The old model was built for a world where “inside the office network” meant something stronger than it does today. That world has changed. People work from home, from airports, coffee shops, hotel Wi-Fi, phones, tablets, and personal laptops. Work also happens across cloud apps, contractors, vendors, and systems talking to other systems.
So the practical response is to verify more, trust less by default, and limit what any one user or service can do.
This is where identity becomes central. Multi factor authentication, conditional access, least privilege, session monitoring, strong admin controls, and careful review of service accounts are all at the heart of the problem since every cyberattack begins with a login.
In other words, if someone steals a password, the goal is to keep that from becoming a widespread crisis.
Zero trust is not magic. It is just a way of designing access so that one mistake does not open every door in the building.

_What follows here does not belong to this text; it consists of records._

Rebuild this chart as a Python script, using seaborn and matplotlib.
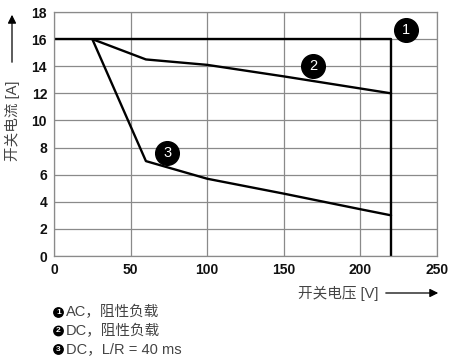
import matplotlib
matplotlib.use("Agg")
import matplotlib.pyplot as plt
import seaborn as sns
import pandas as pd

sns.set_style("white")
plt.rcParams['font.family'] = ['Liberation Sans', 'Noto Sans CJK SC', 'DejaVu Sans']

# Data
ac_v = [0, 220, 220]
ac_i = [16, 16, 0]
dc_v = [25, 60, 100, 150, 220]
dc_i = [16, 14.5, 14.1, 13.25, 12]
dcl_v = [25, 60, 100, 150, 200, 220]
dcl_i = [16, 7.0, 5.7, 4.6, 3.45, 3.0]

series_ids = ["1", "2", "3"]
legend_texts = ["AC，阻性负载", "DC，阻性负载", "DC，L/R = 40 ms"]
label_pos_v = [230, 169, 74]
label_pos_i = [16.7, 14.0, 7.6]

x_ticks = [0, 50, 100, 150, 200, 250]
y_ticks = [0, 2, 4, 6, 8, 10, 12, 14, 16, 18]
x_label = "开关电压 [V]"
y_label = "开关电流 [A]"

frames = []
for sid, v, i in zip(series_ids, [ac_v, dc_v, dcl_v], [ac_i, dc_i, dcl_i]):
    frames.append(pd.DataFrame({"v": v, "i": i, "s": sid, "order": range(len(v))}))
df = pd.concat(frames, ignore_index=True)

W, H = 465, 363
fig = plt.figure(figsize=(W / 100, H / 100), dpi=100)
ax = fig.add_axes([54 / W, 1 - 256 / H, 383 / W, 244 / H])

ax.set_xlim(0, 250)
ax.set_ylim(0, 18)
ax.set_xticks(x_ticks)
ax.set_yticks(y_ticks)
ax.grid(True, color="#8a8a8a", linewidth=0.9)
ax.set_axisbelow(True)
for sp in ax.spines.values():
    sp.set_color("#8a8a8a")
    sp.set_linewidth(0.9)

for sid in series_ids:
    sub = df[df["s"] == sid]
    sns.lineplot(data=sub, x="v", y="i", sort=False, estimator=None, color="black",
                 linewidth=1.7, ax=ax, legend=False)

ax.set_xlabel("")
ax.set_ylabel("")
ax.tick_params(axis="both", length=0, labelsize=10, colors="#111111", pad=5)
for lab in ax.get_xticklabels() + ax.get_yticklabels():
    lab.set_fontweight("bold")

# circled number labels
ax.scatter(label_pos_v, label_pos_i, s=290, color="black", zorder=5, clip_on=False)
for sid, xv, yv in zip(series_ids, label_pos_v, label_pos_i):
    ax.text(xv, yv, sid, color="white", ha="center", va="center", fontsize=10.5,
            zorder=6)

txt_color = "#444444"
# x label with arrow
fig.text(378 / W, 1 - 293 / H, x_label, ha="right", va="center", fontsize=10.5,
         color=txt_color)
fig.add_artist(matplotlib.patches.FancyArrowPatch(
    (383 / W, 1 - 293 / H), (441 / W, 1 - 293 / H), transform=fig.transFigure,
    arrowstyle="-|>,head_length=5,head_width=2.5", color="black", linewidth=0.9))

# y label with arrow
fig.text(12 / W, 1 - 161 / H, y_label, ha="center", va="bottom", rotation=90,
         fontsize=10.5, color=txt_color)
fig.add_artist(matplotlib.patches.FancyArrowPatch(
    (12 / W, 1 - 65 / H), (12 / W, 1 - 12 / H), transform=fig.transFigure,
    arrowstyle="-|>,head_length=5,head_width=2.5", color="black", linewidth=0.9))

# legend text
legend_y = [312.5, 331, 349.5]
for sid, t, yy in zip(series_ids, legend_texts, legend_y):
    fig.patches.append(matplotlib.patches.Ellipse((58.5 / W, 1 - yy / H), 9.4 / W, 9.4 / H,
                       transform=fig.transFigure, color="black"))
    fig.text(58.5 / W, 1 - yy / H, sid, ha="center", va="center", fontsize=6,
             color="white", fontweight="bold")
    fig.text(65.5 / W, 1 - yy / H, t, ha="left", va="center", fontsize=10.5,
             color=txt_color)

fig.savefig("out.png", dpi=100)
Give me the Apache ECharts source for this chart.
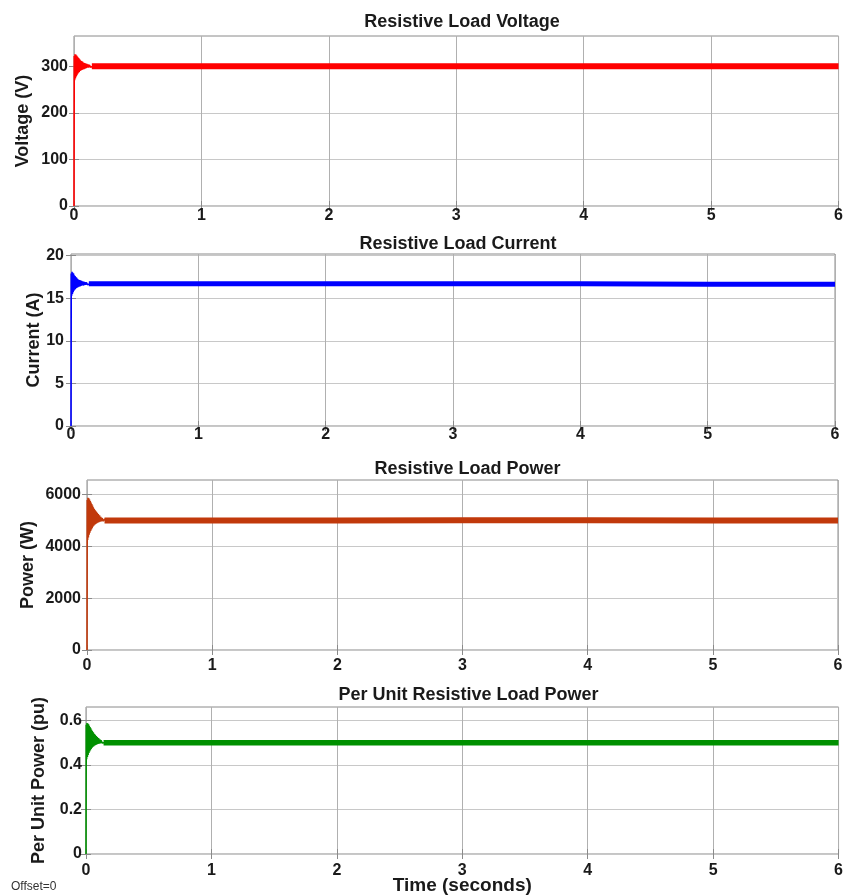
<!DOCTYPE html>
<html>
<head>
<meta charset="utf-8">
<script src="https://cdn.jsdelivr.net/npm/echarts@6/dist/echarts.min.js"></script>
<style>
  html, body { margin: 0; padding: 0; background: #fff; }
  #chart { width: 846px; height: 896px; }
</style>
</head>
<body>
<div id="chart"></div>
<script>
// start-up transient (seconds)
const timeStart = [0, 0.002, 0.005, 0.008, 0.011, 0.014, 0.017, 0.020, 0.023, 0.026, 0.029, 0.032,
  0.035, 0.038, 0.041, 0.044, 0.047, 0.050, 0.054, 0.058, 0.062, 0.066, 0.070, 0.074, 0.078,
  0.082, 0.086, 0.090, 0.095, 0.100, 0.105, 0.110, 0.115, 0.120, 0.130, 0.140, 0.150]
const voltageStart = [0, 322, 270, 326, 274, 325, 278, 323, 281, 321, 284, 319, 286, 317, 288, 315,
  290, 313, 291, 311, 292, 310, 293, 308, 294, 307, 295, 306, 296, 305, 297, 304, 297, 303, 298, 302, 300]
const currentStart = [0, 17.9, 15.3, 18.1, 15.5, 18.0, 15.7, 17.9, 15.9, 17.7, 16.0, 17.6, 16.1, 17.5,
  16.2, 17.4, 16.25, 17.3, 16.3, 17.2, 16.35, 17.15, 16.4, 17.1, 16.45, 17.05, 16.5, 17.0, 16.5, 16.95,
  16.55, 16.9, 16.6, 16.85, 16.6, 16.8, 16.7]
const powerStart = [0, 5800, 4250, 5880, 4350, 5860, 4450, 5820, 4530, 5760, 4600, 5700, 4660, 5640,
  4710, 5580, 4760, 5520, 4800, 5460, 4840, 5400, 4870, 5350, 4900, 5300, 4920, 5250, 4940, 5200,
  4960, 5150, 4970, 5100, 4980, 5060, 5000]
const puStart = [0, 0.58, 0.425, 0.588, 0.435, 0.586, 0.445, 0.582, 0.453, 0.576, 0.46, 0.57, 0.466,
  0.564, 0.471, 0.558, 0.476, 0.552, 0.48, 0.546, 0.484, 0.54, 0.487, 0.535, 0.49, 0.53, 0.492, 0.525,
  0.494, 0.52, 0.496, 0.515, 0.497, 0.51, 0.498, 0.506, 0.5]

// steady state (ripple band drawn as a thick line)
const timeSteady = [0.14, 1, 2, 3, 4, 5, 6]
const voltageSteady = [300, 300, 300, 300, 300, 300, 300]
const currentSteady = [16.7, 16.7, 16.7, 16.7, 16.7, 16.65, 16.65]
const powerSteady = [5000, 5000, 5000, 5010, 5010, 5000, 5000]
const puSteady = [0.5, 0.5, 0.5, 0.5, 0.5, 0.5, 0.5]

// tick labels
const timeTicks = [0, 1, 2, 3, 4, 5, 6]
const voltageTicks = [0, 100, 200, 300]
const currentTicks = [0, 5, 10, 15, 20]
const powerTicks = [0, 2000, 4000, 6000]
const puTicks = [0, 0.2, 0.4, 0.6]

const titles = ['Resistive Load Voltage', 'Resistive Load Current', 'Resistive Load Power', 'Per Unit Resistive Load Power']
const yNames = ['Voltage (V)', 'Current (A)', 'Power (W)', 'Per Unit Power (pu)']

const panels = [
  { left: 74, top: 36, right: 6, height: 170, max: 365, step: 100, ticks: voltageTicks, color: '#ff0000', band: 6,
    start: voltageStart, steady: voltageSteady, nameGap: 42, xMargin: 2, yMargin: 6, titleTop: 8 },
  { left: 71, top: 254, right: 11, height: 172, max: 20.2, step: 5, ticks: currentTicks, color: '#0000ff', band: 5,
    start: currentStart, steady: currentSteady, nameGap: 28, xMargin: 1, yMargin: 7, titleTop: 230 },
  { left: 87, top: 480, right: 8, height: 170, max: 6570, step: 2000, ticks: powerTicks, color: '#c1390b', band: 6,
    start: powerStart, steady: powerSteady, nameGap: 50, xMargin: 8, yMargin: 6, titleTop: 455 },
  { left: 86, top: 707, right: 5, height: 147, max: 0.66, step: 0.2, ticks: puTicks, color: '#009000', band: 5.5,
    start: puStart, steady: puSteady, nameGap: 38, xMargin: 9, yMargin: 4, titleTop: 681 }
]

const font = 'Liberation Sans, Arial, sans-serif'
const frame = '#8a8a8a'
const ink = '#1a1a1a'

const grid = []
const xAxis = []
const yAxis = []
const series = []
const title = []

panels.forEach((p, i) => {
  grid.push({ left: p.left, top: p.top, right: p.right, height: p.height,
    show: true, borderColor: frame, borderWidth: 1, backgroundColor: '#fff' })

  const xTick = { show: true, inside: true, length: 5, lineStyle: { color: frame }, customValues: timeTicks }
  const yTick = { show: true, inside: true, length: 5, lineStyle: { color: frame }, customValues: p.ticks }
  const labelStyle = { color: ink, fontWeight: 'bold', fontSize: 16, fontFamily: font, formatter: (v) => String(v) }

  xAxis.push({
    type: 'value', gridIndex: i, min: 0, max: 6, interval: 1,
    axisLine: { show: false }, axisTick: xTick,
    axisLabel: { ...labelStyle, margin: p.xMargin, customValues: timeTicks },
    splitLine: { show: true, lineStyle: { color: '#b0b0b0', width: 1 } },
    name: i === 3 ? 'Time (seconds)' : '', nameLocation: 'middle', nameGap: 22, nameMoveOverlap: false,
    nameTextStyle: { color: ink, fontWeight: 'bold', fontSize: 19, fontFamily: font }
  })
  xAxis.push({
    type: 'value', gridIndex: i, min: 0, max: 6, interval: 1, position: 'top',
    axisLine: { show: false }, axisTick: xTick, axisLabel: { show: false }, splitLine: { show: false }
  })
  yAxis.push({
    type: 'value', gridIndex: i, min: 0, max: p.max, interval: p.step,
    axisLine: { show: false }, axisTick: yTick,
    axisLabel: { ...labelStyle, margin: p.yMargin, customValues: p.ticks },
    splitLine: { show: true, lineStyle: { color: '#c8c8c8', width: 1 } },
    name: yNames[i], nameLocation: 'middle', nameGap: p.nameGap, nameMoveOverlap: false,
    nameTextStyle: { color: ink, fontWeight: 'bold', fontSize: 18, fontFamily: font }
  })
  yAxis.push({
    type: 'value', gridIndex: i, min: 0, max: p.max, interval: p.step, position: 'right',
    axisLine: { show: false }, axisTick: yTick, axisLabel: { show: false }, splitLine: { show: false }
  })

  const xi = i * 2
  const yi = i * 2
  series.push({
    type: 'line', xAxisIndex: xi, yAxisIndex: yi, showSymbol: false, silent: true,
    lineStyle: { color: p.color, width: p.band }, z: 3,
    data: timeSteady.map((t, k) => [t, p.steady[k]])
  })
  series.push({
    type: 'line', xAxisIndex: xi, yAxisIndex: yi, showSymbol: false, silent: true,
    lineStyle: { color: p.color, width: 1.6 }, z: 4,
    data: timeStart.map((t, k) => [t, p.start[k]])
  })

  title.push({
    text: titles[i], left: p.left + (846 - p.left - p.right) / 2, top: p.titleTop, textAlign: 'center',
    textStyle: { color: ink, fontWeight: 'bold', fontSize: 18, fontFamily: font }
  })
})

const chart = echarts.init(document.getElementById('chart'))
chart.setOption({
  animation: false,
  backgroundColor: '#fff',
  title,
  grid,
  xAxis,
  yAxis,
  series,
  graphic: [{
    type: 'text', left: 11, top: 881,
    style: { text: 'Offset=0', fill: '#333', fontSize: 12, fontFamily: font }
  }]
})

window.addEventListener('resize', () => chart.resize())
</script>
</body>
</html>
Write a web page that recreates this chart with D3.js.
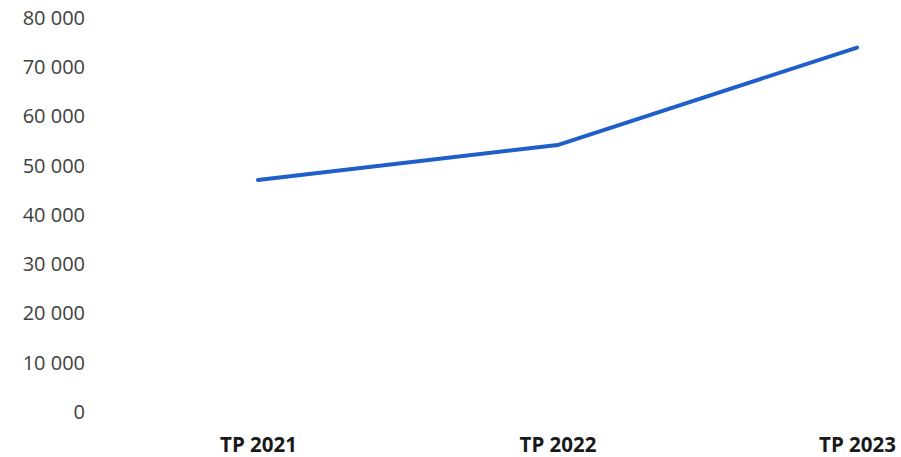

Ransomware Is Still Boringly Relevant
There are always new cyber stories competing for attention. AI, deepfakes, supply chain compromise, cloud identity abuse. But ransomware hasn’t gone anywhere either.
Ransomware guidelines still emphasize the basics like reducing exposure, planning recovery, protecting backups, and preparing for incidents before they happen.
Ransomware is not fading because it still works. It still punishes weak access control, poor patching, weak segmentation, bad backup discipline, and slow incident response. It still turns security debt into a bill.
It often comes with data theft, operational disruption, and extortion pressure. It can become a legal problem, a customer trust problem, a media problem, and a business continuity problem all at once. This is why backups remain such a big deal.
Nobody is bragging at lunch about their backup testing routine. But when things go badly, backup quality suddenly becomes very interesting. If recovery points are clean, isolated, recent, and actually restorable, the situation looks one way. If backup access was compromised too, or restore testing never really happened, the story gets uglier fast.
Third Party Risk Keeps Getting Bigger
Almost every company depends on a long chain of vendors now. Cloud providers. Payroll tools. CRMs. That dependence is not going away. If anything, it is growing.
IBM’s recent threat reporting says attacks involving large supply chains and third party services have increased significantly over the past five years. Europe’s push around NIS2 and DORA also reflects how seriously regulators now view supplier and ICT dependency risk.
So companies must ask better questions such as who exactly touches our data? Which vendors can authenticate into our systems? How quickly do they disclose incidents?
This is one of the quiet lessons of modern cybersecurity: convenience creates dependency, and dependency creates risk. Sometimes the fastest workflow is also the sloppiest one.
Cybersecurity and data protection feel more intense because digital life itself is more tangled than it used to be. Work happens everywhere. Data travels everywhere. AI sits in the middle of more decisions. Fraud looks more believable. Attackers move faster. Regulations are raising the standard. Vendors are woven into daily operations. And most companies are still trying to balance speed, convenience, cost, and control all at once.
The answer is not panic, but to build digital systems that can handle real world pressure without collapsing the first time someone slips through the cracks.